What is asked:
Locate the word "React" in the entries below, then gather every line that holds it.

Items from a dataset
####

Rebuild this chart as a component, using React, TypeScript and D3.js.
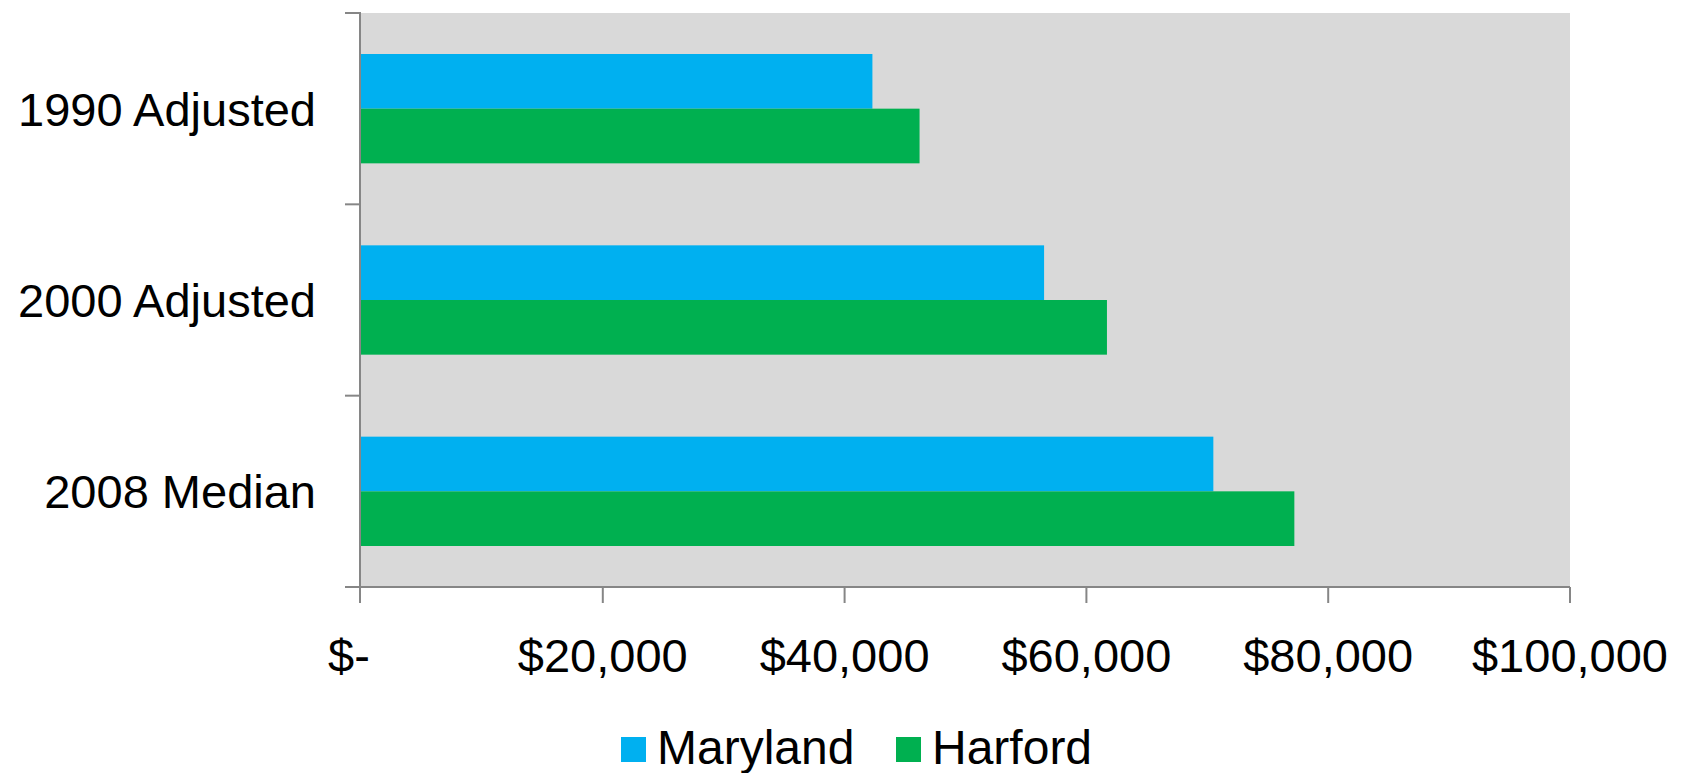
import React from "react";
import * as d3 from "d3";

const categories = ["1990 Adjusted", "2000 Adjusted", "2008 Median"];
const seriesNames = ["Maryland", "Harford"];
const marylandValues = [42300, 56500, 70500];
const harfordValues = [46200, 61700, 77200];
const xTicks = [0, 20000, 40000, 60000, 80000, 100000];
const colors = ["#00b0f0", "#00b050"];

const W = 1684;
const H = 773;
const FONT = "'Liberation Sans', Arial, sans-serif";

export default function App() {
  const left = 361;
  const right = 1570;
  const top = 13;
  const bottom = 587;

  const x = d3.scaleLinear().domain([0, 100000]).range([left, right]);
  const y = d3.scaleBand<string>().domain(categories).range([top, bottom]).paddingInner(0).paddingOuter(0);
  const inner = d3
    .scaleBand<string>()
    .domain(seriesNames)
    .range([0, y.bandwidth()])
    .paddingInner(0)
    .paddingOuter(0.75);

  const values = [marylandValues, harfordValues];
  const fmt = (v: number) => (v === 0 ? "$-" : "$" + d3.format(",")(v));
  const axisColor = "#868686";
  const boundaries = [...categories.map((c) => y(c) as number), bottom];

  return (
    <svg
      width={W}
      height={H}
      style={{ position: "absolute", left: 0, top: 0, background: "#fff" }}
      fontFamily={FONT}
    >
      <rect x={left} y={top} width={right - left} height={bottom - top} fill="#d9d9d9" />
      {categories.map((c, i) =>
        seriesNames.map((s, j) => (
          <rect
            key={c + s}
            x={x(0)}
            y={(y(c) as number) + (inner(s) as number)}
            width={x(values[j][i]) - x(0)}
            height={inner.bandwidth()}
            fill={colors[j]}
          />
        ))
      )}
      {/* y axis */}
      <line x1={left - 1} x2={left - 1} y1={top - 1} y2={bottom + 16} stroke={axisColor} strokeWidth={2} />
      {boundaries.map((b, i) => (
        <line key={"yt" + i} x1={left - 16} x2={left - 1} y1={b} y2={b} stroke={axisColor} strokeWidth={2} />
      ))}
      {/* x axis */}
      <line x1={left - 16} x2={right} y1={bottom} y2={bottom} stroke={axisColor} strokeWidth={2} />
      {xTicks.map((t) => (
        <line key={"xt" + t} x1={x(t) - (t === 0 ? 1 : 0)} x2={x(t) - (t === 0 ? 1 : 0)} y1={bottom} y2={bottom + 16} stroke={axisColor} strokeWidth={2} />
      ))}
      {xTicks.map((t) => (
        <text
          key={"xl" + t}
          x={x(t) + (t === 0 ? -12 : 0)}
          y={672}
          textAnchor="middle"
          fontSize={47}
          fill="#000"
        >
          {fmt(t)}
        </text>
      ))}
      {categories.map((c) => (
        <text
          key={"yl" + c}
          x={316}
          y={(y(c) as number) + y.bandwidth() / 2 + 17}
          textAnchor="end"
          fontSize={47}
          fill="#000"
        >
          {c}
        </text>
      ))}
      {/* legend */}
      {seriesNames.map((s, j) => {
        const lx = [621, 896][j];
        return (
          <g key={"lg" + s}>
            <rect x={lx} y={737} width={25} height={25} fill={colors[j]} />
            <text x={lx + 36} y={764} fontSize={48} fill="#000">
              {s}
            </text>
          </g>
        );
      })}
    </svg>
  );
}
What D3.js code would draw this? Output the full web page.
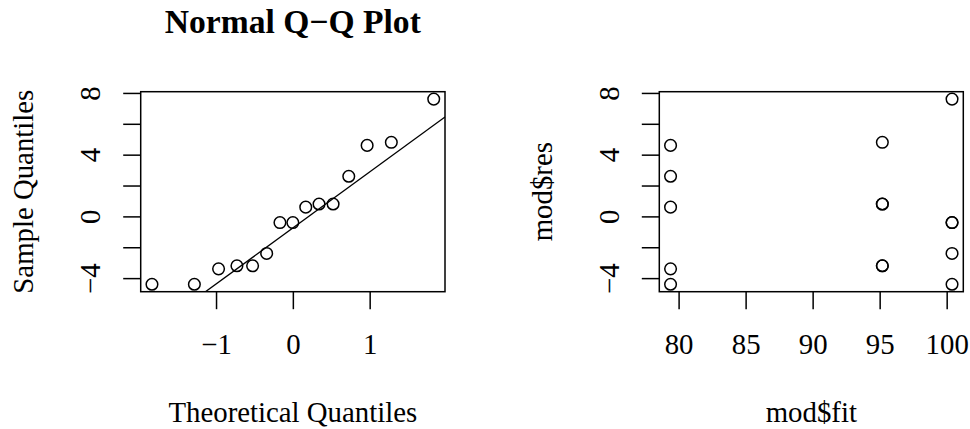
<!DOCTYPE html>
<html>
<head>
<meta charset="utf-8">
<script src="https://cdn.jsdelivr.net/npm/d3@7"></script>
<style>
  body { margin: 0; background: #fff; }
  svg text { font-family: "Liberation Serif", "DejaVu Serif", serif; fill: #000; }
</style>
</head>
<body>
<div id="chart-area"></div>
<script>
// theoretical quantiles (x) and sorted residuals (y)
var theoQ = [-1.834, -1.282, -0.967, -0.728, -0.524, -0.341, -0.168, 0, 0.168, 0.341, 0.524, 0.728, 0.967, 1.282, 1.834];
var sampleQ = [-4.4, -4.4, -3.4, -3.2, -3.2, -2.4, -0.4, -0.4, 0.6, 0.8, 0.8, 2.6, 4.6, 4.8, 7.6];

// fitted values vs residuals (right panel)
var modFit = [79.4, 79.4, 79.4, 79.4, 79.4, 95.2, 95.2, 95.2, 95.2, 95.2, 100.4, 100.4, 100.4, 100.4, 100.4];
var modRes = [4.6, 2.6, 0.6, -3.4, -4.4, 4.8, 0.8, 0.8, -3.2, -3.2, 7.6, -0.4, -0.4, -2.4, -4.4];

// ticks
var resTicks = [-4, -2, 0, 2, 4, 6, 8];
var resTickLabels = [-4, 0, 4, 8];
var qTicks = [-1, 0, 1];
var fitTicks = [80, 85, 90, 95, 100];

var def = {
    width: 970,
    height: 429,
    top: 91.7,
    bottom: 291.7,
    tick: 17.5,
    font: 28.8
};

var svg = d3.select('#chart-area').append('svg')
    .attr('width', def.width)
    .attr('height', def.height);

// R style range: data extent padded by 4% each side
function rDomain(vals) {
    var e = d3.extent(vals);
    var r = e[1] - e[0];
    return [e[0] - 0.04 * r, e[1] + 0.04 * r];
}

function panel(opt) {
    var x = d3.scaleLinear().domain(rDomain(opt.xs)).range([opt.left, opt.right]);
    var y = d3.scaleLinear().domain(rDomain(opt.ys)).range([def.bottom, def.top]);
    var g = svg.append('g');

    // x axis
    var xAx = g.append('g')
        .attr('transform', 'translate(0,' + def.bottom + ')')
        .call(d3.axisBottom(x).tickValues(opt.xTicks).tickSizeOuter(0).tickSize(def.tick).tickFormat(d3.format('d')));
    xAx.select('.domain').remove();
    xAx.attr('font-family', null).attr('font-size', null);
    xAx.selectAll('line').attr('stroke', '#000').attr('stroke-width', 1.5);
    xAx.selectAll('text')
        .attr('y', 62.3).attr('dy', null)
        .attr('font-size', def.font + 'px');

    // y axis
    var yAx = g.append('g')
        .attr('transform', 'translate(' + opt.left + ',0)')
        .call(d3.axisLeft(y).tickValues(opt.yTicks).tickSizeOuter(0).tickSize(def.tick)
            .tickFormat(function(d) { return opt.yLabels.indexOf(d) > -1 ? d3.format('d')(d) : ''; }));
    yAx.select('.domain').remove();
    yAx.attr('font-family', null).attr('font-size', null);
    yAx.selectAll('line').attr('stroke', '#000').attr('stroke-width', 1.5);
    yAx.selectAll('text')
        .attr('x', null).attr('dy', null)
        .attr('text-anchor', 'middle')
        .attr('transform', 'translate(-40.7,0) rotate(-90)')
        .attr('font-size', def.font + 'px');

    // box
    g.append('rect')
        .attr('x', opt.left).attr('y', def.top)
        .attr('width', opt.right - opt.left).attr('height', def.bottom - def.top)
        .attr('fill', 'none').attr('stroke', '#000').attr('stroke-width', 1.5);

    // clip for lines
    var clipId = 'clip-' + opt.name;
    svg.append('clipPath').attr('id', clipId).append('rect')
        .attr('x', opt.left).attr('y', def.top)
        .attr('width', opt.right - opt.left).attr('height', def.bottom - def.top);

    if (opt.line) {
        var xd = x.domain();
        g.append('line')
            .attr('clip-path', 'url(#' + clipId + ')')
            .attr('x1', x(xd[0])).attr('y1', y(opt.line.a + opt.line.b * xd[0]))
            .attr('x2', x(xd[1])).attr('y2', y(opt.line.a + opt.line.b * xd[1]))
            .attr('stroke', '#000').attr('stroke-width', 1.3);
    }

    // points
    g.selectAll('circle')
        .data(opt.xs.map(function(d, i) { return [d, opt.ys[i]]; }))
        .enter()
        .append('circle')
        .attr('cx', function(d) { return x(d[0]); })
        .attr('cy', function(d) { return y(d[1]); })
        .attr('r', 5.8)
        .attr('fill', 'none')
        .attr('stroke', '#000')
        .attr('stroke-width', 1.5);

    // x title
    g.append('text')
        .attr('x', (opt.left + opt.right) / 2)
        .attr('y', 422)
        .attr('text-anchor', 'middle')
        .attr('font-size', def.font + 'px')
        .text(opt.xLab);

    // y title
    g.append('text')
        .attr('transform', 'translate(' + (opt.left - 107.5) + ',' + ((def.top + def.bottom) / 2) + ') rotate(-90)')
        .attr('text-anchor', 'middle')
        .attr('font-size', def.font + 'px')
        .text(opt.yLab);

    if (opt.title) {
        g.append('text')
            .attr('x', (opt.left + opt.right) / 2)
            .attr('y', 33)
            .attr('text-anchor', 'middle')
            .attr('font-size', '33.6px')
            .attr('font-weight', 'bold')
            .text(opt.title);
    }
}

// qqline through the 1st and 3rd quartiles
var sq1 = d3.quantile(sampleQ, 0.25), sq3 = d3.quantile(sampleQ, 0.75);
var tq = 0.6745;
var slope = (sq3 - sq1) / (2 * tq);
var intercept = sq1 + tq * slope;

panel({
    name: 'qq',
    left: 140.7, right: 445,
    xs: theoQ, ys: sampleQ,
    xTicks: qTicks, yTicks: resTicks, yLabels: resTickLabels,
    xLab: 'Theoretical Quantiles', yLab: 'Sample Quantiles',
    title: 'Normal Q\u2212Q Plot',
    line: { a: intercept, b: slope }
});

panel({
    name: 'fit',
    left: 659.3, right: 963.3,
    xs: modFit, ys: modRes,
    xTicks: fitTicks, yTicks: resTicks, yLabels: resTickLabels,
    xLab: 'mod$fit', yLab: 'mod$res'
});
</script>
</body>
</html>
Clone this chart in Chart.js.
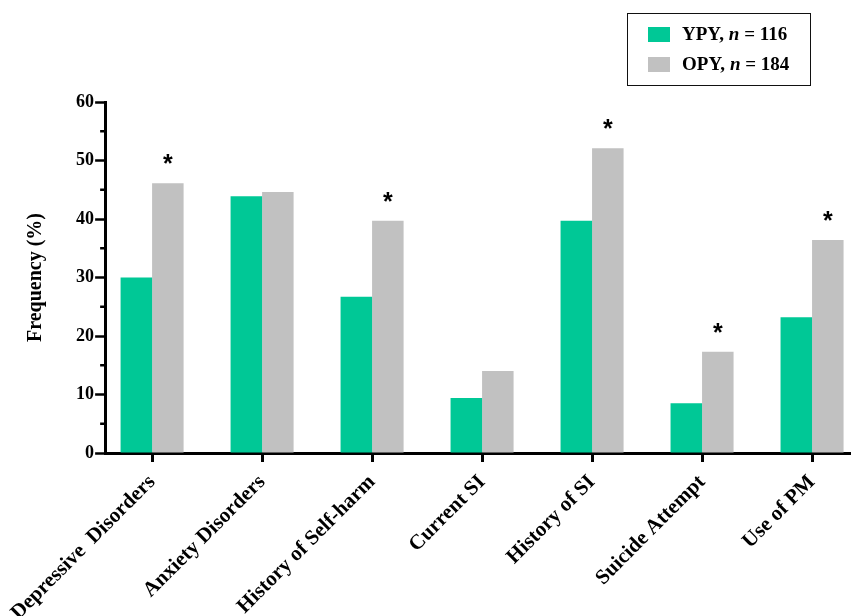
<!DOCTYPE html>
<html>
<head>
<meta charset="utf-8">
<script src="https://cdn.jsdelivr.net/npm/chart.js@4.4.0/dist/chart.umd.min.js"></script>
<style>
  html, body { margin: 0; padding: 0; background: #fff; }
  #wrap { position: relative; width: 852px; height: 616px; }
  #legend { position: absolute; left: 627px; top: 13px; width: 182px; height: 71px;
    border: 1.5px solid #111; font-family: "Liberation Serif", "Times New Roman", serif;
    font-weight: bold; font-size: 19px; color: #000; box-sizing: content-box; }
  .row { position: absolute; left: 20px; height: 16px; display: flex; align-items: center; }
  .sw { width: 22px; height: 15px; margin-right: 12px; }
  .txt { white-space: nowrap; line-height: 16px; }
</style>
</head>
<body>
<div id="wrap">
  <canvas id="c" width="852" height="616"></canvas>
  <div id="legend"></div>
</div>
<script>
const categories = ["Depressive  Disorders", "Anxiety Disorders", "History of Self-harm", "Current SI", "History of SI", "Suicide Attempt", "Use of PM"];
const ypyValues = [30.0, 43.9, 26.7, 9.4, 39.7, 8.5, 23.2];
const opyValues = [46.1, 44.6, 39.7, 14.0, 52.1, 17.3, 36.4];
const significant = [true, false, true, false, true, true, true];
const seriesNames = ["YPY", "OPY"];
const seriesN = [116, 184];
const yTicks = [0, 10, 20, 30, 40, 50, 60];
const yMinorTicks = [5, 15, 25, 35, 45, 55];

const GREEN = "#00C896";
const GRAY = "#C1C1C1";
const SERIF = "'Liberation Serif', 'Times New Roman', serif";

// HTML legend (mixed italic text)
const legend = document.getElementById('legend');
[GREEN, GRAY].forEach((col, i) => {
  const row = document.createElement('div');
  row.className = 'row';
  row.style.top = (12 + i * 30) + 'px';
  row.innerHTML = '<div class="sw" style="background:' + col + '"></div><span class="txt">' +
    seriesNames[i] + ', <i>n</i> = ' + seriesN[i] + '</span>';
  legend.appendChild(row);
});

const extras = {
  id: 'extras',
  afterDatasetsDraw(chart) {
    const ctx = chart.ctx;
    const y = chart.scales.y;
    // minor y ticks
    ctx.save();
    ctx.strokeStyle = '#000';
    ctx.lineWidth = 2.5;
    yMinorTicks.forEach(v => {
      const py = y.getPixelForValue(v);
      ctx.beginPath();
      ctx.moveTo(chart.chartArea.left - 5, py);
      ctx.lineTo(chart.chartArea.left, py);
      ctx.stroke();
    });
    // significance asterisks above OPY bars
    const meta = chart.getDatasetMeta(1);
    ctx.fillStyle = '#000';
    ctx.font = "bold 25px 'Liberation Sans', Arial, sans-serif";
    ctx.textAlign = 'center';
    ctx.textBaseline = 'middle';
    significant.forEach((s, i) => {
      if (!s) return;
      const bar = meta.data[i];
      ctx.fillText('*', bar.x, bar.y - 18);
    });
    ctx.restore();
  }
};

new Chart(document.getElementById('c'), {
  type: 'bar',
  data: {
    datasets: [
      { label: seriesNames[0], data: ypyValues.map((v, i) => ({ x: i, y: v })), backgroundColor: GREEN,
        categoryPercentage: 0.573, barPercentage: 1.0 },
      { label: seriesNames[1], data: opyValues.map((v, i) => ({ x: i, y: v })), backgroundColor: GRAY,
        categoryPercentage: 0.573, barPercentage: 1.0 }
    ]
  },
  options: {
    responsive: false,
    animation: false,
    layout: { padding: { top: 102, right: 2, left: 0, bottom: 0 } },
    plugins: { legend: { display: false }, tooltip: { enabled: false } },
    scales: {
      x: {
        type: 'linear',
        offset: false,
        min: -0.427,
        max: 6.345,
        afterBuildTicks: (s) => { s.ticks = categories.map((_, i) => ({ value: i })); },
        afterFit: (s) => { s.height = 163; },
        grid: { display: true, drawOnChartArea: false, tickLength: 9, tickWidth: 3, color: '#000', offset: false },
        border: { display: true, color: '#000', width: 3 },
        ticks: {
          autoSkip: false, minRotation: 45, maxRotation: 45, padding: 8,
          color: '#000',
          font: { family: SERIF, weight: 'bold', size: 21 },
          callback: (v) => categories[v] !== undefined ? categories[v] : ''
        }
      },
      y: {
        min: 0, max: 60,
        afterBuildTicks: (s) => { s.ticks = yTicks.map(v => ({ value: v })); },
        afterFit: (s) => { s.width = 105; },
        grid: { display: true, drawOnChartArea: false, tickLength: 10, tickWidth: 2.5, color: '#000' },
        border: { display: true, color: '#000', width: 3 },
        ticks: { color: '#000', padding: 1, font: { family: SERIF, weight: 'bold', size: 18 } },
        title: { display: true, text: 'Frequency (%)', color: '#000', padding: { top: 24, bottom: 0 },
          font: { family: SERIF, weight: 'bold', size: 20 } }
      }
    }
  },
  plugins: [extras]
});
</script>
</body>
</html>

####

Completed task:
Rebuild this chart as a component, using React, TypeScript and D3.js.
import React from "react";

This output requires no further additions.